Suriye Çıkmazındaki Rusya

KÖŞE YAZISI

   Soğuk Savaşın, Atlantikçi yapının galibiyeti ile Sovyet Sosyalist Cumhuriyetler Birliği’nin çökmesi ile uluslar arası sistemde SSCB coğrafyasında yeni bağımsız devletler ortaya çıkmıştır. Soğuk savaştan ekonomisi çökme noktasına gelen Rusya 2000’li yılların başına kadar uluslar arası ve lokal olarak da yerelde çok fazla etkili olamıyordu. Boris Yeltsin’in Rusya federasyonu Devlet Başkanı olmasıyla birlikte dönemin Amerika Birleşik Devletleri, Devlet Başkanı Bill Clinton ve Atlantikçi yapıyla sıcak ilişkilere girildi.   Bu ilişkilerin düzeyi Rusya Federasyonun NATO'ya üye olabileceği söylentilerini de beraberinde getirmiştir. Devletlerin ön planda tuttukları menfaatlerden olsa gerek Rusya NATO’nun Sırbistan'ı bombalamasına dahi ses çıkartmamıştı. Rus ekonomisinin bir türlü düzelmemesi, yolsuzluk ve yoksulluğun artması ile birlikte eski bir KGB ajanı olduğu iddia edilen Vladimir Putin’i Devlet Başkanı seçen Rusya Uluslararası sistemde yitirmiş olduğu gücünü kazanmaya başlamıştır.

         1993 yılında oylanarak yürürlüğe giren Rus Askeri Doktrinine göre; Rus Federasyonu’nun dış tehditlere karşı kendini savunma amaçlı askeri dış politikayı benimsediği vurgulanırken, Rusya federasyonun nükleer gücünü ancak kendisine veya müttefiklerine karşı bir saldırı anında kullanacağını açıkça ilan etmiştir. Bu açıklama Rusya Federasyonun uluslar arası arena da hala kendisi nükleer bir güç olduğunu kanıtlama ve hatırlatma gereğinin işaretidir.

        Ortadoğu Coğrafyası savaşlar ile kaynarken Rusya’nın Ortadoğu coğrafyası üzerinden tüm dünyaya mesajı Suriye üzerinden verdiği açıktır. Suriye’deki dengeleri kendi menfaatleri doğrultusunda hareket ettiği, karşısına çıkacak her güce itiraz edeceği son olarak Türk Silahlı Kuvvetlerine ait savaş uçaklarının taciz edilmesi bunun bir göstergesidir. Rusya Suriye üzerinden Ortadoğu coğrafyasında söz sahibi olmak istediği gibi pastadan da pay almak istediği aşikardır. Bunun içindir ki ;Esad rejimi ile beraber hareket ediyor olması yeni bir gelişme değildir. Zira Rusya varlığını Ortadoğu da hissettireceği tek ülke Suriye’dir.

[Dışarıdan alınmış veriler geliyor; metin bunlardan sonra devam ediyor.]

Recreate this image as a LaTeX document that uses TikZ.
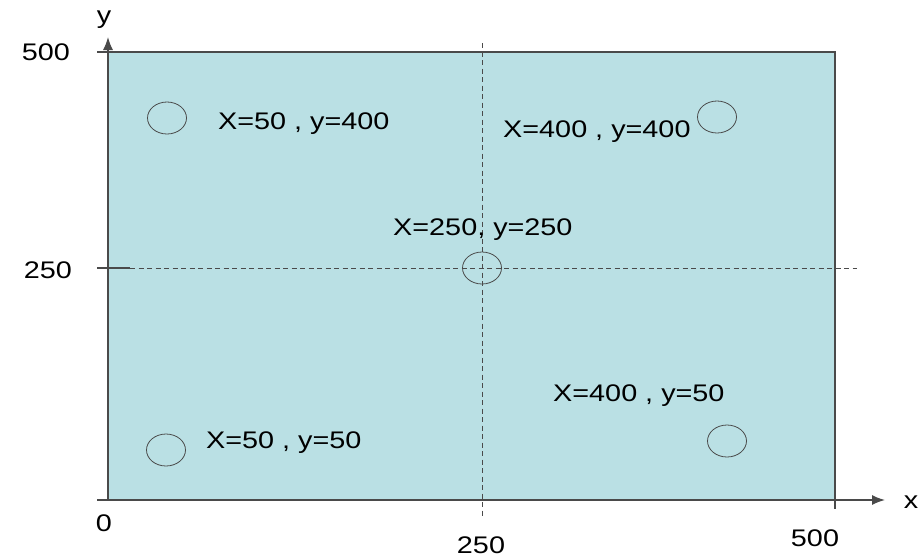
\documentclass[tikz,border=0pt]{standalone}
\usepackage{fontspec}
\setmainfont{Liberation Sans}[FakeStretch=1.2]
\usepackage{xcolor}
\usetikzlibrary{shapes.geometric, arrows.meta, positioning}

\definecolor{field}{HTML}{BAE0E4}
\definecolor{edge}{HTML}{4A4A4A}

\begin{document}
\begin{tikzpicture}[
        x=1pt, y=-1pt,
        spot/.style={ellipse, draw=edge, thick, minimum width=39pt, minimum height=32pt, inner sep=0pt},
        lbl/.style={font=\fontsize{24}{28}\selectfont, inner sep=0pt},
        axis/.style={-{Latex[length=13pt, width=10pt]}, draw=edge, line width=1.4pt},
        border/.style={draw=edge, line width=1.4pt},
        guide/.style={draw=edge, line width=1pt, dash pattern=on 5pt off 3.5pt}
    ]
    \useasboundingbox (0,0) rectangle (922,558);

    % Field
    \fill[field] (108,52) rectangle (835,500);

    % Corners and ends
    \coordinate (o) at (108,500);
    \coordinate (yend) at (108,37);
    \coordinate (xstart) at (97,500);
    \coordinate (xend) at (885,500);
    \coordinate (tl) at (97,52);
    \coordinate (tr) at (835,52);
    \coordinate (br) at (835,509);
    \coordinate (hl) at (97,268);
    \coordinate (hm) at (130,268);
    \coordinate (hr) at (857,268);
    \coordinate (vt) at (482,43);
    \coordinate (vb) at (482,518);

    % Lines
    \draw[border] (tl) -- (tr) -- (br);
    \draw[border] (hl) -- (hm);
    \draw[guide] (hm) -- (hr);
    \draw[guide] (vt) -- (vb);
    \draw[axis] (o) -- (yend);
    \draw[axis] (xstart) -- (xend);

    % Spots
    \node[spot] (s1) at (167,118) {};
    \node[spot] (s2) at (717,117) {};
    \node[spot] (s3) at (482,268) {};
    \node[spot] (s4) at (166,450) {};
    \node[spot] (s5) at (727,441) {};

    % Labels
    \node[lbl, anchor=west] (l1) at (218,124) {X=50 , y=400};
    \node[lbl, anchor=west] (l2) at (503,132) {X=400 , y=400};
    \node[lbl, anchor=west] (l3) at (393,230) {X=250, y=250};
    \node[lbl, anchor=west] (l4) at (553,396) {X=400 , y=50};
    \node[lbl, anchor=west] (l5) at (206,443) {X=50 , y=50};

    % Axis labels
    \node[lbl] (ylab) at (104,20) {y};
    \node[lbl] (xlab) at (911,502) {x};
    \node[lbl] (y500) at (46,52) {500};
    \node[lbl] (y250) at (48,270) {250};
    \node[lbl] (zero) at (104,523) {0};
    \node[lbl] (x250) at (481,545) {250};
    \node[lbl] (x500) at (815,538) {500};
\end{tikzpicture}
\end{document}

      Büyük güçlerin savaş taktikleri stabil değildir. Teknoloji ile birlikte savaşma araç ve gereçlerin değiştiğini görüyoruz. Bunun yanında savaş alanı da değişmiştir. Ortadoğu adeta büyük güçlerin savaş arenası halini almıştır. Nasıl ki futbol müsabakasının belirli yerleri var ise büyük güçler buna benzer savaşacakları coğrafik alanlar belirlediği açıktır. Bunun iki sebebi vardır; 1- Savaştıkları coğrafyanın yer altı ve yer üstü zenginliklerine hakim olmaktır.2- Bu savaşı verirken savaşı kendi ülkelerine taşımamaktır. Çünkü; savaşılan coğrafya size ne kadar uzak ise ülkenizin sosyolojik, kültürel, iç çatışmalardan etkilenmesi bir o kadar da etkisi az olur.

     Rusya’nın Ortadoğu da hakimiyet mücadelesi Suriye üzerinden ve Esad ile olduğu ortaya çıkmıştır. Rusya Suriye’deki varlığı için  Esad’ın kalmasında ısrarcı olacaktır. Esad’ın gitmesinden yana olan Avrupa devletleri Rusya'nın ısrarcı tavrı üzerine olacak ki Esad’lı bir geçiş dönemini gündeme getirmişlerdir. Büyük güçlerin savaş arenası  olan Suriye topraklarının önümüzdeki süreçte de sıcaklığını koruyacağı ve yeni acıların yaşanabileceği beklenmelidir.